As the single largest energy consumer in the U.S. economy, the Federal Government spent more than $24.5 billion on electricity and fuel in 2008 alone. Achieving the Federal GHG pollution reduction target will reduce Federal energy use by the equivalent of 646 trillion BTUs, equal to 205 million barrels of oil, and taking 17 million cars off the road for one year. This is also equivalent to a cumulative total of $8 to $11 billion in avoided energy costs through 2020.
“As the largest energy consumer in the United States, we have a responsibility to American citizens to reduce our energy use and become more efficient,” said President Obama. “Our goal is to lower costs, reduce pollution, and shift Federal energy expenses away from oil and towards local, clean energy.”
Fun fact 1: The US government uses approximately as much energy as the entire country of Austria.

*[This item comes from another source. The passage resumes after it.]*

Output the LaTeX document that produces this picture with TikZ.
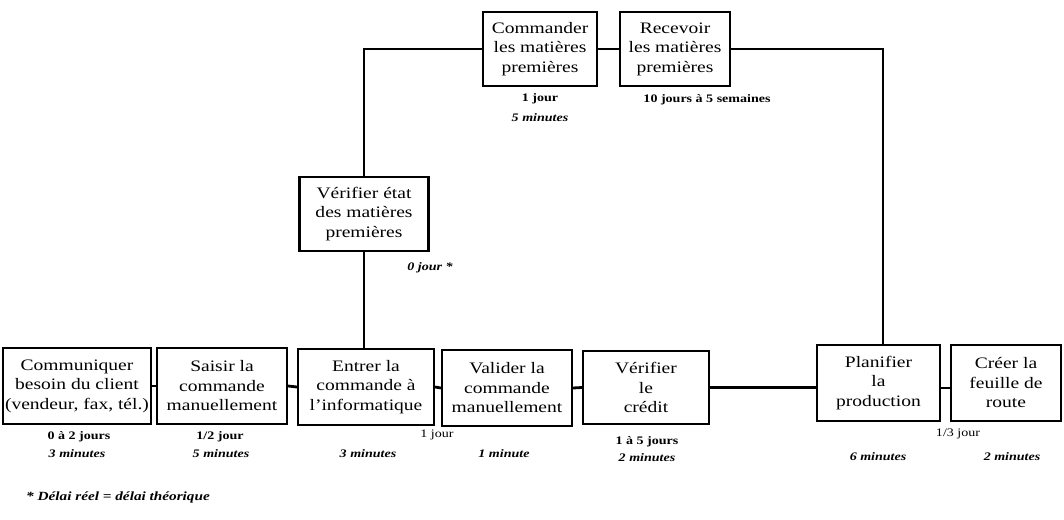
\documentclass[tikz,border=0pt]{standalone}
\usepackage{fontspec}
\setmainfont{Liberation Serif}[FakeStretch=1.22]
\begin{document}
\begin{tikzpicture}[x=1pt,y=-1pt,
  box/.style={draw,line width=2.2pt,align=center,inner sep=2pt,
    font=\fontsize{16}{19.5}\selectfont},
  link/.style={line width=2.8pt},
  days/.style={font=\fontsize{11.5}{13}\selectfont\bfseries,inner sep=0pt},
  daysr/.style={font=\fontsize{11.5}{13}\selectfont,inner sep=0pt},
  mins/.style={font=\fontsize{11.5}{13}\selectfont\bfseries\itshape,inner sep=0pt}]
\useasboundingbox (0,0) rectangle (1064,519);

% process steps, bottom row
\node[box,minimum width=138pt,minimum height=76pt] (b1) at (77,386) {Communiquer\\besoin du client\\(vendeur, fax, tél.)};
\node[box,minimum width=130pt,minimum height=76pt] (b2) at (222,386) {Saisir la\\commande\\manuellement};
\node[box,minimum width=136pt,minimum height=76pt] (b3) at (366,387) {Entrer la\\commande à\\l'informatique};
\node[box,minimum width=130pt,minimum height=76pt] (b4) at (507,388) {Valider la\\commande\\manuellement};
\node[box,minimum width=126pt,minimum height=73pt] (b5) at (646,387.5) {Vérifier\\le\\crédit};
\node[box,minimum width=123pt,minimum height=76pt] (b6) at (878.5,383) {Planifier\\la\\production};
\node[box,minimum width=110pt,minimum height=76pt] (b7) at (1006,383) {Créer la\\feuille de\\route};

% raw-material branch
\node[box,minimum width=129pt,minimum height=74pt] (ve) at (364,214) {Vérifier état\\des matières\\premières};
\node[box,minimum width=114pt,minimum height=74pt] (cm) at (540,49) {Commander\\les matières\\premières};
\node[box,minimum width=110pt,minimum height=74pt] (rc) at (675,49) {Recevoir\\les matières\\premières};

% connectors
\draw[link] (b1.east) -- (b2.west);
\draw[link] (b2.east) -- (b3.west);
\draw[link] (b3.east) -- (b4.west);
\draw[link] (b4.east) -- (b5.west);
\draw[link] (b5.east) -- (b5.east -| b6.west);
\coordinate (j67) at (940,388);
\draw[link] (b6.east |- j67) -- (b7.west |- j67);
\draw[link] (ve.south) -- (ve.south |- b3.north);
\draw[link] (ve.north) |- (cm.west);
\draw[link] (cm.east) -- (rc.west);
\coordinate (pt) at (883,0);
\draw[link] (rc.east) -| (pt |- b6.north);

% delays
\node[days] (l1a) at (79,437) {0 à 2 jours};
\node[mins] (l1b) at (77,454) {3 minutes};
\node[days] (l2a) at (220,437) {1/2 jour};
\node[mins] (l2b) at (221,454) {5 minutes};
\node[daysr] (l3a) at (437,435) {1 jour};
\node[mins] (l3b) at (368,454) {3 minutes};
\node[mins] (l4b) at (504,454) {1 minute};
\node[days] (l5a) at (647,442) {1 à 5 jours};
\node[mins] (l5b) at (647,458) {2 minutes};
\node[daysr] (l6a) at (958,434) {1/3 jour};
\node[mins] (l6b) at (878,457) {6 minutes};
\node[mins] (l7b) at (1012,457) {2 minutes};
\node[days] (lca) at (540,99) {1 jour};
\node[mins] (lcb) at (540,118) {5 minutes};
\node[days] (lra) at (707,100) {10 jours à 5 semaines};
\node[mins] (lve) at (430,268) {0 jour *};

% footnote
\node[anchor=west,inner sep=0pt,font=\fontsize{12.5}{14}\selectfont\bfseries\itshape] (fn) at (26,497) {* Délai réel = délai théorique};
\end{tikzpicture}
\end{document}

Fun Fact 2: Similar initiatives made by states have netted huge results. The state government of Utah, led by governor Jon Huntsman (who Obama named ambassador to China, you may remember), invested $1.5 million in energy efficiency for government agencies expecting a 10 year payback. They made it back in 3– and now they save over half a million dollars in energy costs a year. Efficiency is an economy of scale– and I’m willing to be the entire government of Utah would not even fill in one of the large federal agency buildings around DC.
Fun Fact 3: Texas has its own “No Regrets” greenhouse gas reduction strategy in accordance with the passage of SB 184, which Public Citizen supported: don’t forget that Sunday is the last day to submit your energy efficiency ideas to the state comptroller’s office. For more info see: www.TexasNoRegrets.org
I think this is a domestic spending freeze everyone can get behind.